Optical Character Recognition (OCR) Made Easy with Syncfusion OCR processor library
Optical Character Recognition (OCR) technology plays a vital role in transforming printed or handwritten text into editable and searchable content.The Syncfusion OCR processor library have extended support to process OCR on scanned PDF documents and images with the help of Google's Tesseract Optical Character Recognition engine. Within this repository, you'll find various examples demonstrating OCR performance on scanned PDF documents, showcasing different available options. Those options are,
- OCR for an entire scanned paper document
- OCR for a region of the scanned PDF document
- OCR an image and convert it to a PDF document
- OCR on rotated page of PDF document
- Get OCRed text and bounds from scanned PDF document
- Perform OCR with Unicode characters
| Sample name | Description |
|---|---|
| OCR on entire PDF | Convert the entire scanned PDF document into searchable PDF document. |
| OCR for region of PDF | Convert the region of scanned PDF document into searchable PDF document. |
| OCR on image and convert to PDF | Convert a scanned image into a searchable and selectable PDF document. |
| OCR on rotated PDF | Convert rotated scanned PDF document into searchable PDF document. |
| Get OCRed text and bounds from scanned PDF | Retrieve OCR'ed text and its bounds from a scanned PDF document. |
| OCR on unicode characters | Perform OCR with Unicode characters in image file. |
OCR for an entire scanned PDF document
Leveraging our library, you can effortlessly transform a complete scanned PDF document into a searchable PDF, enabling quick and efficient access to the extracted textual content.
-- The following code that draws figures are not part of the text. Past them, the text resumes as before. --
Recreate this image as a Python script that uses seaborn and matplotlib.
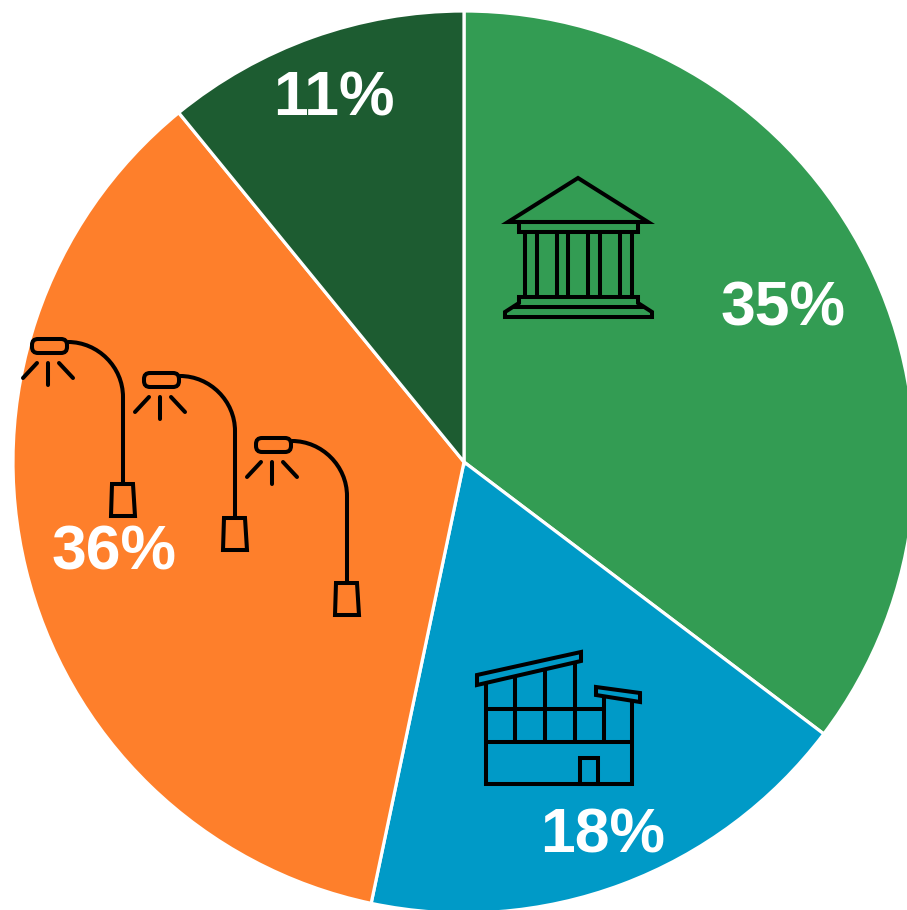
# plot.py

import matplotlib.pyplot as plt
import seaborn as sns
from matplotlib.patches import FancyBboxPatch, PathPatch, Polygon
from matplotlib.path import Path

# --- Datos ---
categorias = ["edificios publicos", "industria", "alumbrado", "otros"]
valores = [35.3, 18.0, 35.8, 10.9]
colores = ["#339C53", "#009AC7", "#FE7F2B", "#1D5C31"]

# --- Tema ---
sns.set_theme(style="white")
plt.rcParams["font.family"] = ["Liberation Sans", "DejaVu Sans"]
paleta = sns.color_palette(colores)

ALTO = 910
LW_ICONO = 2.9


def py(y):
    # posiciones medidas desde arriba, como en la imagen
    return ALTO - y


def linea(ax, x0, y0, x1, y1, cap="butt"):
    ax.plot([x0, x1], [py(y0), py(y1)], color="black", lw=LW_ICONO, solid_capstyle=cap)


def poligono(ax, puntos):
    puntos = [(x, py(y)) for x, y in puntos]
    ax.add_patch(Polygon(puntos, closed=True, fill=False, edgecolor="black", lw=LW_ICONO, joinstyle="miter"))


def icono_banco(ax):
    poligono(ax, [(578, 178), (648, 222), (508, 222)])
    poligono(ax, [(519, 222), (638, 222), (638, 232), (519, 232)])
    for x in [525, 537, 557, 568, 588, 600, 620, 632]:
        linea(ax, x, 232, x, 297)
    poligono(ax, [(519, 297), (638, 297), (638, 303), (652, 312), (652, 317), (505, 317), (505, 312), (519, 303)])
    linea(ax, 512, 307, 645, 307)


def icono_fabrica(ax):
    poligono(ax, [(477, 675), (581, 652), (581, 661), (477, 685)])
    poligono(ax, [(596, 687), (640, 693), (640, 702), (596, 695)])
    linea(ax, 486, 683, 486, 786)
    linea(ax, 632, 700, 632, 786)
    linea(ax, 484, 784, 634, 784)
    linea(ax, 486, 709, 604, 709)
    linea(ax, 486, 742, 632, 742)
    linea(ax, 515, 677, 515, 742)
    linea(ax, 545, 671, 545, 742)
    linea(ax, 575, 662, 575, 742)
    linea(ax, 604, 697, 604, 742)
    poligono(ax, [(580, 784), (580, 758), (598, 758), (598, 784)])


def icono_farol(ax, dx, dy):
    cabeza = FancyBboxPatch(
        (32 + dx, py(353 + dy)), 35, 14, boxstyle="round,pad=0,rounding_size=6",
        fill=False, edgecolor="black", lw=LW_ICONO,
    )
    ax.add_patch(cabeza)
    linea(ax, 37 + dx, 363 + dy, 23 + dx, 378 + dy, cap="round")
    linea(ax, 48 + dx, 363 + dy, 48 + dx, 385 + dy, cap="round")
    linea(ax, 59 + dx, 363 + dy, 73 + dx, 378 + dy, cap="round")
    brazo = Path(
        [(68 + dx, py(342 + dy)), (98 + dx, py(342 + dy)), (123 + dx, py(367 + dy)),
         (123 + dx, py(397 + dy)), (123 + dx, py(484 + dy))],
        [Path.MOVETO, Path.CURVE4, Path.CURVE4, Path.CURVE4, Path.LINETO],
    )
    ax.add_patch(PathPatch(brazo, fill=False, edgecolor="black", lw=LW_ICONO))
    poligono(ax, [(112 + dx, 484 + dy), (133 + dx, 484 + dy), (135 + dx, 516 + dy), (111 + dx, 516 + dy)])


# --- Visualización ---
fig = plt.figure(figsize=(9.07, 9.10), dpi=100)
ax = fig.add_axes([0, 0, 1, 1])

sectores, _, textos = ax.pie(
    valores,
    colors=paleta,
    center=(464, py(462)),
    radius=451,
    startangle=90,
    counterclock=False,
    autopct="%.0f%%",
    wedgeprops={"edgecolor": "white", "linewidth": 2.3},
    textprops={"color": "white", "fontsize": 45, "fontweight": "bold"},
)

# --- Etiquetas en su sitio ---
posiciones = [(783, 309), (603, 836), (114, 553), (334, 99)]
for texto, (x, y) in zip(textos, posiciones):
    texto.set_position((x, py(y)))

icono_banco(ax)
icono_fabrica(ax)
icono_farol(ax, 0, 0)
icono_farol(ax, 112, 34)
icono_farol(ax, 224, 99)

ax.set_xlim(0, 907)
ax.set_ylim(0, ALTO)
ax.set_aspect("equal")
ax.axis("off")

# --- Guardar gráfico ---
fig.savefig("out.png", dpi=100)
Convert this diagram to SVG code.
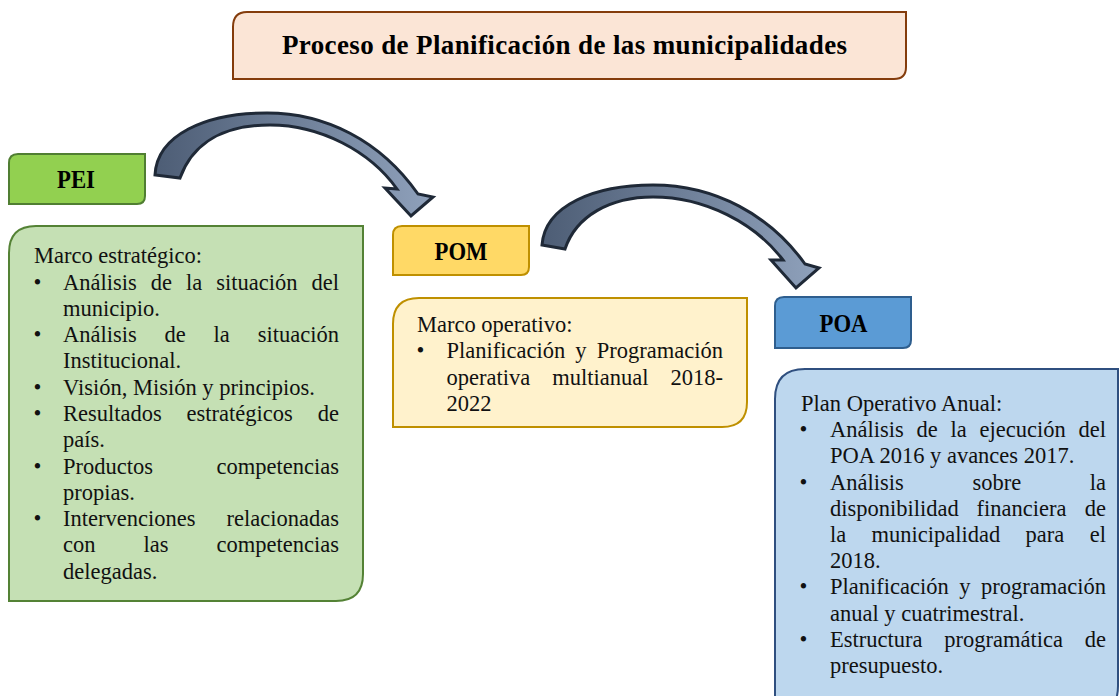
<svg xmlns="http://www.w3.org/2000/svg" width="1119" height="696" viewBox="0 0 1119 696">
<defs>
<style>
.b{font-family:"Liberation Serif","Times New Roman",serif;font-size:22.5px;fill:#111}
.h{font-family:"Liberation Serif","Times New Roman",serif;font-weight:bold;fill:#000}
.e{text-anchor:end}
.arrow{stroke:#1f2937;stroke-width:3;stroke-linejoin:miter}
</style>
<linearGradient id="ag1" gradientUnits="userSpaceOnUse" x1="155" y1="0" x2="432" y2="0">
<stop offset="0" stop-color="#4d5d75"/><stop offset="1" stop-color="#8fa1bb"/>
</linearGradient>
<linearGradient id="ag2" gradientUnits="userSpaceOnUse" x1="542" y1="0" x2="818" y2="0">
<stop offset="0" stop-color="#4d5d75"/><stop offset="1" stop-color="#8fa1bb"/>
</linearGradient>
</defs>
<rect width="1119" height="696" fill="#fff"/>

<g id="title">
<path d="M247,12 H906 V67 Q906,79 894,79 H233 V27 Q233,12 247,12 Z" fill="#FBE5D6" stroke="#843C0C" stroke-width="2"/>
<text class="h" x="282" y="54" font-size="27" textLength="565" lengthAdjust="spacing">Proceso de Planificación de las municipalidades</text>
</g>

<g id="connectors">
<path class="arrow" fill="url(#ag1)" d="M155,175 C157,135 205,113 267,113 C325,113 380,140 418,194 L433,197 L411,216 L385,188 L397,189 C370,151 320,125 270,125 C225,125 193,142 180,178 Z"/>
<path class="arrow" fill="url(#ag2)" d="M542,245 C545,205 595,185 653,185 C715,185 770,215 805,264 L819,268 L796,288 L771,260 L783,260 C755,223 705,197 653,197 C610,197 576,216 565,249 Z"/>
</g>

<g id="pei">
<path d="M18,154 H145 V196 Q145,204 137,204 H9 V163 Q9,154 18,154 Z" fill="#92D050" stroke="#507E32" stroke-width="2"/>
<text class="h" x="57" y="188" font-size="25" textLength="38" lengthAdjust="spacingAndGlyphs">PEI</text>
</g>

<g id="pei-content">
<path d="M36,226 H363 V574 Q363,601 336,601 H9 V253 Q9,226 36,226 Z" fill="#C5E0B4" stroke="#548235" stroke-width="2"/>
<text class="b" x="34" y="263">Marco estratégico:</text>
<text class="b" y="289.5"><tspan x="33.5">•</tspan><tspan x="63">Análisis</tspan><tspan x="150.8">de</tspan><tspan x="186">la</tspan><tspan x="216.2">situación</tspan><tspan x="339" class="e">del</tspan></text>
<text class="b" x="63" y="315.8">municipio.</text>
<text class="b" y="342"><tspan x="33.5">•</tspan><tspan x="63">Análisis</tspan><tspan x="164.6">de</tspan><tspan x="213.6">la</tspan><tspan x="339" class="e">situación</tspan></text>
<text class="b" x="63" y="368.3">Institucional.</text>
<text class="b" y="394.6"><tspan x="33.5">•</tspan><tspan x="63">Visión, Misión y principios.</tspan></text>
<text class="b" y="420.9"><tspan x="33.5">•</tspan><tspan x="63">Resultados</tspan><tspan x="186.6">estratégicos</tspan><tspan x="339" class="e">de</tspan></text>
<text class="b" x="63" y="447.2">país.</text>
<text class="b" y="473.5"><tspan x="33.5">•</tspan><tspan x="63">Productos</tspan><tspan x="339" class="e">competencias</tspan></text>
<text class="b" x="63" y="499.8">propias.</text>
<text class="b" y="526.1"><tspan x="33.5">•</tspan><tspan x="63">Intervenciones</tspan><tspan x="339" class="e">relacionadas</tspan></text>
<text class="b" y="552.4"><tspan x="63">con</tspan><tspan x="143.5">las</tspan><tspan x="339" class="e">competencias</tspan></text>
<text class="b" x="63" y="578.7">delegadas.</text>
</g>

<g id="pom">
<path d="M402,226 H529 V267 Q529,275 521,275 H393 V235 Q393,226 402,226 Z" fill="#FFD966" stroke="#BF9000" stroke-width="2"/>
<text class="h" x="434.5" y="260" font-size="25" textLength="53" lengthAdjust="spacingAndGlyphs">POM</text>
</g>

<g id="pom-content">
<path d="M419,298 H747 V402 Q747,427 722,427 H393 V324 Q393,298 419,298 Z" fill="#FFF2CC" stroke="#BF9000" stroke-width="2"/>
<text class="b" x="417" y="332">Marco operativo:</text>
<text class="b" y="358.4"><tspan x="416.5">•</tspan><tspan x="446.5">Planificación</tspan><tspan x="575.3">y</tspan><tspan x="723" class="e">Programación</tspan></text>
<text class="b" y="384.7"><tspan x="446.5">operativa</tspan><tspan x="552.2">multianual</tspan><tspan x="723" class="e">2018-</tspan></text>
<text class="b" x="446.5" y="411">2022</text>
</g>

<g id="poa">
<path d="M784,297 H911 V340 Q911,348 903,348 H775 V306 Q775,297 784,297 Z" fill="#5B9BD5" stroke="#2E5E8E" stroke-width="2"/>
<text class="h" x="819.5" y="332" font-size="25" textLength="48" lengthAdjust="spacingAndGlyphs">POA</text>
</g>

<g id="poa-content">
<path d="M805,369 H1118 V686 Q1118,716 1088,716 H775 V399 Q775,369 805,369 Z" fill="#BDD7EE" stroke="#2F4F7F" stroke-width="2"/>
<text class="b" x="801" y="411">Plan Operativo Anual:</text>
<text class="b" y="437.2"><tspan x="799.5">•</tspan><tspan x="830">Análisis</tspan><tspan x="916.5">de</tspan><tspan x="950.5">la</tspan><tspan x="979.5">ejecución</tspan><tspan x="1106" class="e">del</tspan></text>
<text class="b" x="830" y="463.4">POA 2016 y avances 2017.</text>
<text class="b" y="489.6"><tspan x="799.5">•</tspan><tspan x="830">Análisis</tspan><tspan x="972.4">sobre</tspan><tspan x="1106" class="e">la</tspan></text>
<text class="b" y="515.8"><tspan x="830">disponibilidad</tspan><tspan x="976.6">financiera</tspan><tspan x="1106" class="e">de</tspan></text>
<text class="b" y="542"><tspan x="830">la</tspan><tspan x="871.5">municipalidad</tspan><tspan x="1025.6">para</tspan><tspan x="1106" class="e">el</tspan></text>
<text class="b" x="830" y="568.2">2018.</text>
<text class="b" y="594.4"><tspan x="799.5">•</tspan><tspan x="830">Planificación</tspan><tspan x="959.2">y</tspan><tspan x="1106" class="e">programación</tspan></text>
<text class="b" x="830" y="620.6">anual y cuatrimestral.</text>
<text class="b" y="646.8"><tspan x="799.5">•</tspan><tspan x="830">Estructura</tspan><tspan x="944.3">programática</tspan><tspan x="1106" class="e">de</tspan></text>
<text class="b" x="830" y="673">presupuesto.</text>
</g>
</svg>
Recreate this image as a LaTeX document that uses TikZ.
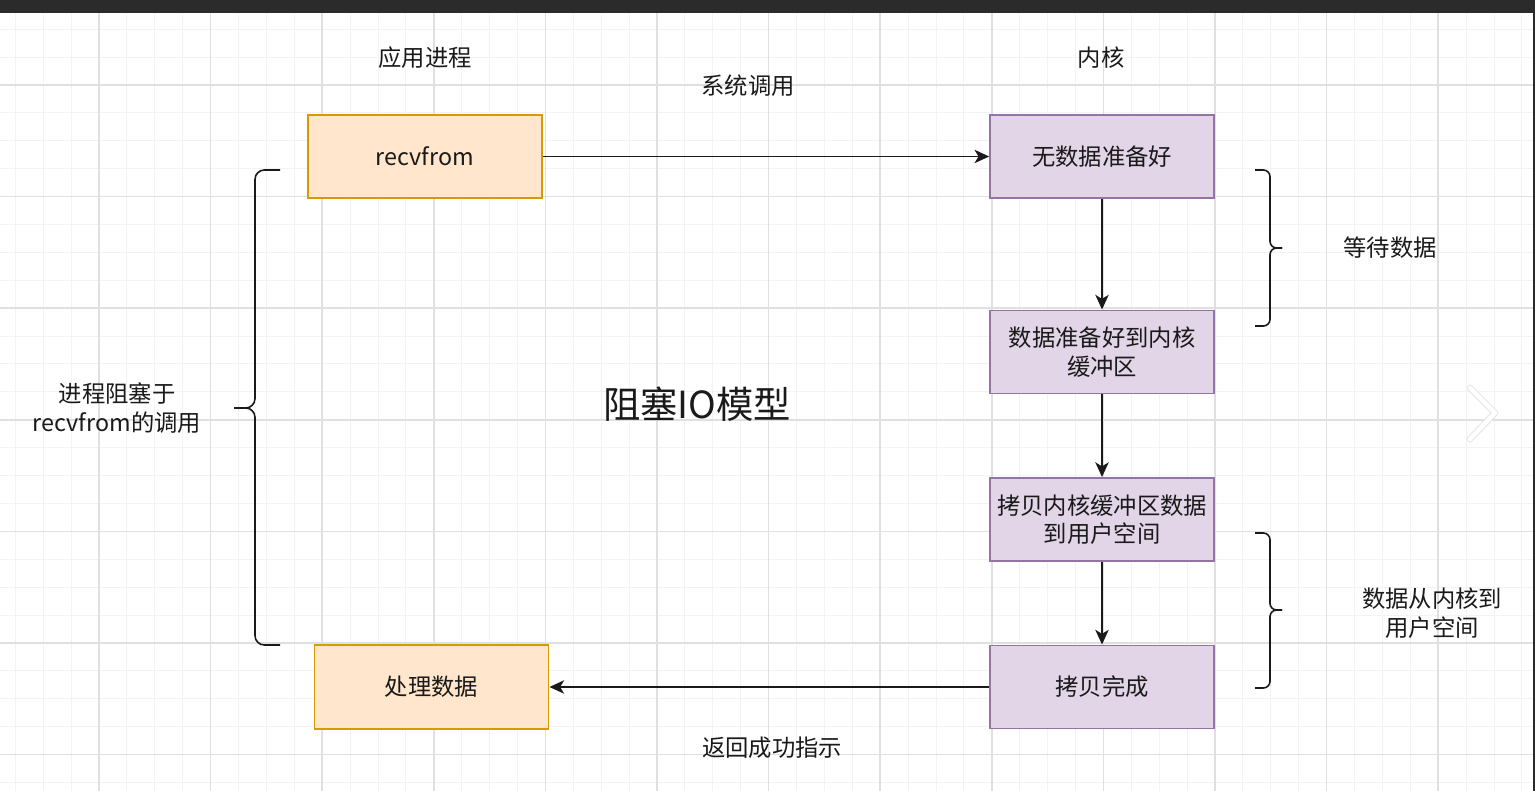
\documentclass[tikz,border=0pt]{standalone}
\usepackage{fontspec}
\setmainfont{Noto Sans CJK SC}
\usepackage{xcolor}
\usetikzlibrary{arrows.meta, positioning}

\definecolor{appfill}{HTML}{FFE6CC}
\definecolor{appline}{HTML}{D79B00}
\definecolor{kernfill}{HTML}{E1D5E7}
\definecolor{kernline}{HTML}{9673A6}
\definecolor{gridminor}{HTML}{F3F3F3}
\definecolor{gridmajor}{HTML}{E0E0E0}
\definecolor{topbar}{HTML}{2B2B2B}
\definecolor{ink}{HTML}{1A1A1A}

\begin{document}
\begin{tikzpicture}[
    x=0.75pt, y=-0.75pt,
    font=\fontsize{17.5}{21.5}\selectfont,
    text=ink,
    appbox/.style={rectangle, align=center, inner sep=2pt,
                   minimum width=175.5pt, minimum height=62.5pt,
                   fill=appfill, draw=appline, line width=1.4pt},
    kernbox/.style={rectangle, align=center, inner sep=2pt,
                    minimum width=168pt, minimum height=62.5pt,
                    fill=kernfill, draw=kernline, line width=1.2pt},
    arr/.style={-{Stealth[length=11pt, width=10pt, inset=3pt]},
                line width=1.4pt, draw=ink},
    bracket/.style={line width=1.2pt, draw=ink, rounded corners=#1},
    lbl/.style={align=center}
]
\useasboundingbox (0,0) rectangle (1535,791);

% canvas and grid
\fill[white] (0,0) rectangle (1535,791);
\foreach \i in {-3,...,51}
    \draw[gridminor, line width=0.75pt] (99+27.9*\i,13) -- (99+27.9*\i,791);
\foreach \j in {-2,...,25}
    \draw[gridminor, line width=0.75pt] (0,85+27.9*\j) -- (1533,85+27.9*\j);
\foreach \k in {0,...,12}
    \draw[gridmajor, line width=1.1pt] (99+111.6*\k,13) -- (99+111.6*\k,791);
\foreach \k in {0,...,6}
    \draw[gridmajor, line width=1.1pt] (0,85+111.6*\k) -- (1533,85+111.6*\k);
\fill[topbar] (0,0) rectangle (1535,13);
\fill[topbar] (1533,13) rectangle (1535,791);

% application side
\node[lbl] (applbl) at (425,58) {应用进程};
\node[appbox] (recv) at (425,156.5) {recvfrom};
\node[appbox] (handle) at (431.5,687) {处理数据};

% kernel side
\node[lbl] (kernlbl) at (1101,58) {内核};
\node[kernbox] (nodata) at (1102,156.5) {无数据准备好};
\node[kernbox] (ready) at (1102,352) {数据准备好到内核\\缓冲区};
\node[kernbox] (copy) at (1102,519.5) {拷贝内核缓冲区数据\\到用户空间};
\node[kernbox] (done) at (1102,687) {拷贝完成};

% labels
\node[lbl] (syscall) at (748,86) {系统调用};
\node[lbl] (ret) at (772,748) {返回成功指示};
\node[lbl, font=\fontsize{28}{32}\selectfont] (title) at (697,404) {阻塞IO模型};
\node[lbl] (blocked) at (117,408) {进程阻塞于\\recvfrom的调用};
\node[lbl] (wait) at (1390,248) {等待数据};
\node[lbl] (copylbl) at (1432,613) {数据从内核到\\用户空间};

% connectors
\draw[arr] (recv) -- (nodata);
\draw[arr] (nodata) -- (ready);
\draw[arr] (ready) -- (copy);
\draw[arr] (copy) -- (done);
\draw[arr] (done) -- (handle);

% braces
\draw[bracket=7pt] (280,170) -- (255,170) -- (255,408) -- (234,408);
\draw[bracket=7pt] (234,408) -- (255,408) -- (255,645) -- (280,645);
\draw[bracket=5pt] (1255,170) -- (1270,170) -- (1270,248) -- (1282,248);
\draw[bracket=5pt] (1282,248) -- (1270,248) -- (1270,326) -- (1255,326);
\draw[bracket=5pt] (1255,533) -- (1270,533) -- (1270,610) -- (1282,610);
\draw[bracket=5pt] (1282,610) -- (1270,610) -- (1270,688) -- (1255,688);

% page arrow
\draw[gray!18, line width=5pt, line cap=round, line join=round]
    (1470,388) -- (1495,413) -- (1470,439);
\draw[white, line width=3.2pt, line cap=round, line join=round]
    (1470,388) -- (1495,413) -- (1470,439);
\end{tikzpicture}
\end{document}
//Initialize the OCR processor.
using (OCRProcessor processor = new OCRProcessor())
{
//Load an existing PDF document.
FileStream inputPDFstream = new FileStream("Input.pdf", FileMode.Open);
PdfLoadedDocument document = new PdfLoadedDocument(inputPDFstream);
//Set OCR language.
processor.Settings.Language = "lat";
//Perform OCR with input document.
processor.PerformOCR(document, "Tessdata/");
//Create file stream.
using (FileStream outputFileStream = new FileStream("Output.pdf", FileMode.Create, FileAccess.ReadWrite))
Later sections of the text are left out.